Health Service Restarts on Service Manager Servers With SCOM Agents

With the release of System Center Service Manager (SCSM) 2012 SP1 a SCOM agent was added to the SCSM management servers.  This is a very welcomed addition as many management packs do not support agentless monitoring, leaving the SCSM management servers poorly monitored.

 However, there is a risk added.  In the Microsoft.SystemCenter.2007 Management Pack (Friendly Name: Microsoft System Center Core Management Pack, English Display String: System Center Core Monitoring) there is a monitor that watches to see if the health service and its related processes are taking up too much memory.  It has a recovery task to restart the SCOM agent if it is taking too much memory.

You will know you are encountering the issue if you see any of these events in the Operations Manager event log on your SCSM servers:

Log Name: Operations Manager
Source: Health Service Script
Date: 10/17/2013 6:48:59 PM
Event ID: 6024
Task Category: None
Level: Warning
Keywords: Classic
User: N/A
Computer: aaa.bbb.com
Description:
LaunchRestartHealthService.js : Launching Restart Health Service. Health Service exceeded Process\Handle Count or Private Bytes threshhold.

Log Name: Operations Manager
Source: Health Service Script
Date: 10/17/2013 6:49:59 PM
Event ID: 6060
Task Category: None
Level: Warning
Keywords: Classic
User: N/A
Computer: aaa.bbb.com
Description:
RestartHealthService.js : Restarting Health Service. Error: Failed to Terminate Health Service

Log Name: Operations Manager
Source: Health Service Script
Date: 10/17/2013 6:23:07 PM
Event ID: 6062
Task Category: None
Level: Information
Keywords: Classic
User: N/A
Computer: aaa.bbb.com
Description:
RestartHealthService.js : Restarting Health Service. Service successfully restarted.

(This management pack exists in SCOM 2012, don't let the 2007 in the name fool you)

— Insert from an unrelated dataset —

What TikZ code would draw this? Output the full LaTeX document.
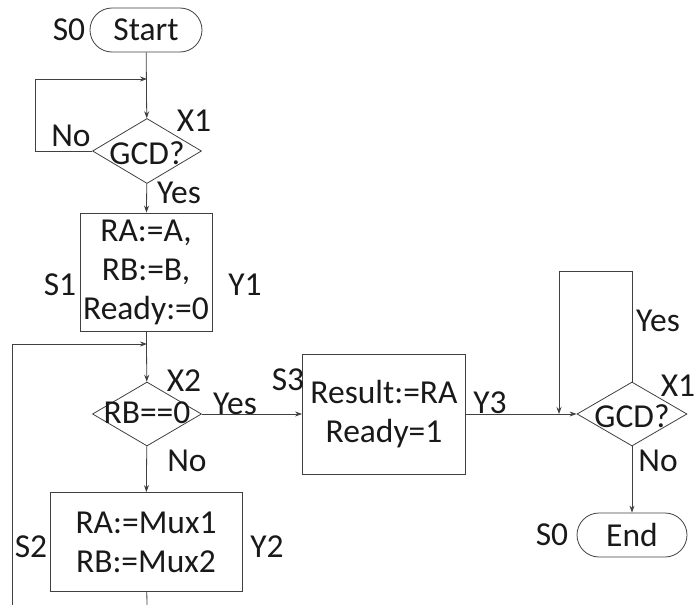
\documentclass[tikz,border=0pt]{standalone}
\usepackage{fontspec}
\setmainfont{Carlito}
\usetikzlibrary{shapes.geometric,arrows.meta}
\begin{document}
\begin{tikzpicture}[x=1pt,y=-1pt,
  every node/.style={font=\fontsize{33.5}{39}\selectfont, text=black!90},
  ln/.style={draw=black!75, line width=0.8pt},
  arr/.style={ln, -{Stealth[length=7pt,width=5pt]}},
  term/.style={ln, rectangle, rounded corners=22pt, minimum width=112pt, minimum height=44pt, inner sep=0pt},
  procbox/.style={ln, rectangle, inner sep=0pt, align=center},
  dia/.style={ln, diamond, inner sep=0pt, minimum width=109pt, minimum height=65pt},
  lbl/.style={inner sep=0pt}]
\useasboundingbox (0,0) rectangle (697,605);
% nodes
\node[term] (start) at (146,30) {Start};
\node[dia] (d1) at (147,151) {};
\node[lbl] (t1) at (147,153) {GCD?};
\node[procbox, minimum width=132pt, minimum height=118pt] (s1) at (146,272) {RA:=A,\\RB:=B,\\Ready:=0};
\node[dia, minimum height=64pt] (d2) at (147,414) {};
\node[lbl] (t2) at (147,413) {RB==0};
\node[procbox, minimum width=192pt, minimum height=99pt] (s2) at (146,542) {RA:=Mux1\\RB:=Mux2};
\node[procbox, minimum width=163pt, minimum height=120pt] (s3) at (384,414) {Result:=RA\\Ready=1};
\node[dia, minimum width=110pt, minimum height=64pt] (d3) at (632,414) {};
\node[lbl] (t3) at (632,416) {GCD?};
\node[term, minimum width=110pt] (end) at (632,535) {End};
% labels
\node[lbl] (lS0a) at (69,30) {S0};
\node[lbl] (lNo1) at (71,136) {No};
\node[lbl] (lX1a) at (194,121) {X1};
\node[lbl] (lYes1) at (179,193) {Yes};
\node[lbl] (lS1) at (60,285) {S1};
\node[lbl] (lY1) at (245,285) {Y1};
\node[lbl] (lX2) at (184,381) {X2};
\node[lbl] (lYes2) at (235,404) {Yes};
\node[lbl] (lNo2) at (187,461) {No};
\node[lbl] (lS2) at (31,547) {S2};
\node[lbl] (lY2) at (267,547) {Y2};
\node[lbl] (lS3) at (288,380) {S3};
\node[lbl] (lY3) at (490,403) {Y3};
\node[lbl] (lX1b) at (678,386) {X1};
\node[lbl] (lYes3) at (658,321) {Yes};
\node[lbl] (lNo3) at (658,461) {No};
\node[lbl] (lS0b) at (552,535) {S0};
% coordinates
\coordinate (j1) at (147,79);
\coordinate (c1) at (35,151);
\coordinate (j2) at (147,344);
\coordinate (b1) at (12,605);
\coordinate (b2) at (147,605);
\coordinate (c3) at (632,271);
\coordinate (j3) at (559,414);
% connectors
\draw[arr] (start) -- (d1);
\draw[arr] (d1.west) -- (c1) |- (j1);
\draw[arr] (d1) -- (s1);
\draw[arr] (s1) -- (d2);
\draw[arr] (b1) |- (j2);
\draw[arr] (d2) -- (s2);
\draw[ln] (s2) -- (b2);
\draw[arr] (d2.east) -- (s3.west);
\draw[arr] (s3.east) -- (d3.west);
\draw[arr] (d3.north) -- (c3) -| (j3);
\draw[arr] (d3) -- (end);
\end{tikzpicture}
\end{document}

The monitor with the recovery task to restart the health service is Microsoft.SystemCenter.HealthService.ServiceStateRollup.  It targets Microsoft.SystemCenter.HealthService.

 

It is an aggregate monitor with two unit monitors, one for the count, and one for the private bytes of HealthService.exe.

 

Microsoft.SystemCenter.Agent adds two additional unit monitors.

 

Since the recovery task is on the aggregate monitor, any of the child unit monitors can trigger it.  In my case, it was the private bytes of Monitoring Host that was causing the recovery task to run on my SCSM servers.

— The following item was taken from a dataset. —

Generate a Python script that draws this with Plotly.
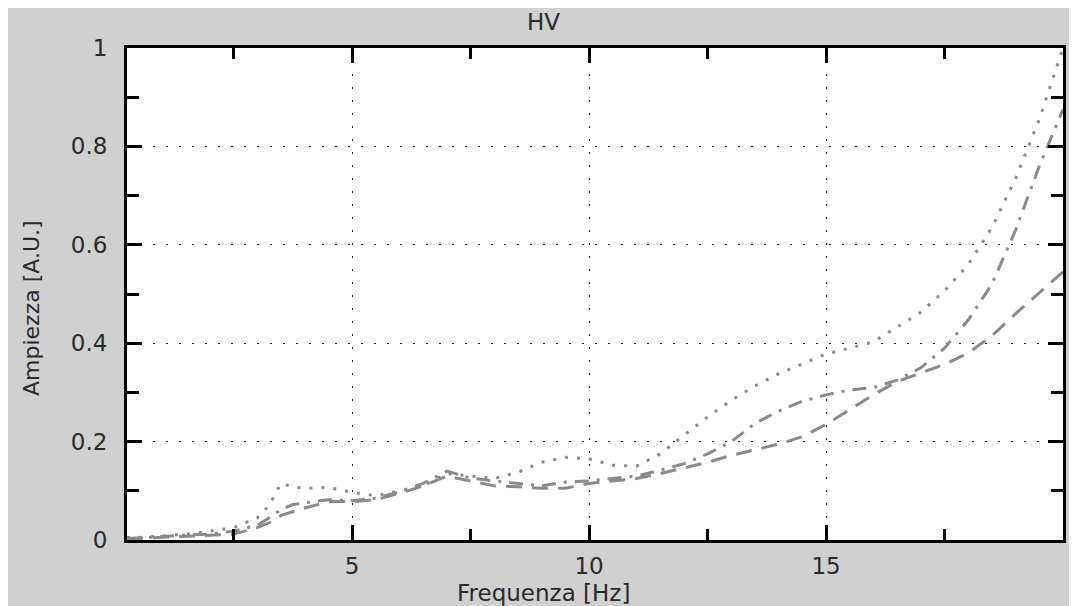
import plotly.graph_objects as go

freq = [0.25, 0.5, 1, 1.5, 2, 2.5, 3, 3.25, 3.5, 3.75, 4, 4.5, 5, 5.5, 6, 6.5, 7, 7.5, 8, 8.5,
        9, 9.5, 10, 10.5, 11, 11.5, 12, 12.5, 13, 13.5, 14, 14.5, 15, 15.5, 16, 16.5, 17, 17.5,
        18, 18.5, 19, 19.5, 20]

hv_dotted = [0.005, 0.005, 0.008, 0.012, 0.018, 0.025, 0.045, 0.07, 0.115, 0.108, 0.105, 0.107,
             0.097, 0.09, 0.1, 0.11, 0.135, 0.13, 0.125, 0.138, 0.158, 0.168, 0.165, 0.152, 0.15,
             0.175, 0.213, 0.25, 0.284, 0.313, 0.338, 0.358, 0.378, 0.39, 0.403, 0.433, 0.463,
             0.506, 0.56, 0.635, 0.735, 0.855, 1.0]

hv_dashdot = [0.003, 0.004, 0.007, 0.01, 0.012, 0.018, 0.03, 0.045, 0.062, 0.072, 0.075, 0.082,
              0.08, 0.085, 0.098, 0.115, 0.14, 0.126, 0.12, 0.115, 0.11, 0.118, 0.12, 0.125, 0.13,
              0.142, 0.155, 0.175, 0.2, 0.237, 0.262, 0.282, 0.295, 0.305, 0.31, 0.325, 0.35,
              0.39, 0.447, 0.52, 0.63, 0.76, 0.875]

hv_dashed = [0.002, 0.003, 0.005, 0.008, 0.01, 0.012, 0.025, 0.035, 0.05, 0.058, 0.065, 0.078,
             0.078, 0.082, 0.095, 0.11, 0.13, 0.12, 0.11, 0.108, 0.105, 0.105, 0.115, 0.12, 0.125,
             0.135, 0.147, 0.158, 0.172, 0.183, 0.195, 0.21, 0.235, 0.265, 0.295, 0.322, 0.34,
             0.357, 0.38, 0.415, 0.46, 0.503, 0.545]

x_ticks = [5, 10, 15]
x_minor = [2.5, 7.5, 12.5, 17.5]
y_ticks = [0, 0.2, 0.4, 0.6, 0.8, 1]
y_tick_text = ["0", "0.2", "0.4", "0.6", "0.8", "1"]
y_minor = [0.1, 0.3, 0.5, 0.7, 0.9]

LINE_COLOR = "#8a8a8a"
FONT = "DejaVu Sans"
TXT = "#2a2a2a"
FS = 23

fig = go.Figure()
fig.add_trace(go.Scatter(x=freq, y=hv_dotted, mode="lines",
                         line=dict(color=LINE_COLOR, width=3, dash="3px,9px")))
fig.add_trace(go.Scatter(x=freq, y=hv_dashdot, mode="lines",
                         line=dict(color=LINE_COLOR, width=3, dash="14px,8px,3px,8px")))
fig.add_trace(go.Scatter(x=freq, y=hv_dashed, mode="lines",
                         line=dict(color=LINE_COLOR, width=3, dash="16px,10px")))

axis_common = dict(
    showline=True, linecolor="black", linewidth=3, mirror="ticks",
    ticks="inside", tickcolor="black", tickwidth=3, ticklen=15,
    showgrid=True, gridcolor="#222222", gridwidth=1, griddash="2px,11px",
    zeroline=False,
    tickfont=dict(family=FONT, size=FS, color=TXT),
)

fig.update_xaxes(range=[0.25, 20], tickvals=x_ticks,
                 minor=dict(ticks="inside", ticklen=11, tickwidth=3, tickcolor="black",
                            tickvals=x_minor, showgrid=False),
                 ticklabelstandoff=3,
                 **axis_common)
fig.update_yaxes(range=[0, 1], tickvals=y_ticks, ticktext=y_tick_text,
                 minor=dict(ticks="inside", ticklen=12, tickwidth=3, tickcolor="black",
                            tickvals=y_minor, showgrid=False),
                 ticklabelstandoff=12,
                 **axis_common)

fig.add_annotation(text="HV", xref="paper", yref="paper", x=0.4455, y=1.053,
                   showarrow=False, xanchor="center", yanchor="middle",
                   font=dict(family=FONT, size=FS, color=TXT))
fig.add_annotation(text="Frequenza [Hz]", xref="paper", yref="paper", x=0.4455, y=-0.108,
                   showarrow=False, xanchor="center", yanchor="middle",
                   font=dict(family=FONT, size=FS, color=TXT))
fig.add_annotation(text="Ampiezza [A.U.]", xref="paper", yref="paper", x=-0.1026, y=0.4715,
                   showarrow=False, textangle=-90, xanchor="center", yanchor="middle",
                   font=dict(family=FONT, size=FS - 1, color=TXT))

fig.update_layout(
    width=1069, height=598,
    margin=dict(l=119, r=14, t=40, b=66),
    paper_bgcolor="#d0d0d0", plot_bgcolor="white",
    showlegend=False,
)

fig.write_html("out.html")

The class structure for Health Service can be a little confusing.

  • Microsoft.SystemCenter.HealthService
    • Microsoft.SystemCenter.Agent
      • Microsoft.SystemCenter.Agent.ManagementServer
    • Microsoft.SystemCenter.ManagementServer
      • Microsoft.SystemCenter.GatewayManagementServer

SCOM discovers SCSM Managemenet Servers as instances of the Microsoft.SystemCenter.Agent.ManagementServer class.

There is already an override that disables the recovery task for Microsoft.SystemCenter.ManagementServer  Since Microsoft.SystemCenter.GatewayManagementServer is a child class of Microsoft.SystemCenter.ManagementServer the override applies to both of them.  However Microsoft.SystemCenter.Agent.ManagementServer is not a child of management server, so the override does not apply to it.  To me this is silly as I wouldn't want the recovery task restarting a health service of a management server regardless of whether or not it was in a different management group.

Our solution is actually quite simple.  We just make an override that disables the recovery for that class too.  Overrides do not inherit up the tree, so this will not impact Microsoft.SystemCenter.Agent.

Here is the XML of the override that I made.

      <RecoveryPropertyOverride ID="Microsoft.SystemCenter.Agent.RestartHealthService.HealthServicePerfCounterThreshold.Enabled.AMS.Override" Context="SC!Microsoft.SystemCenter.Agent.ManagementServer" Enforced="true" Recovery="MSSC2007!Microsoft.SystemCenter.Agent.RestartHealthService.HealthServicePerfCounterThreshold" Property="Enabled">
<Value>false</Value>
</RecoveryPropertyOverride>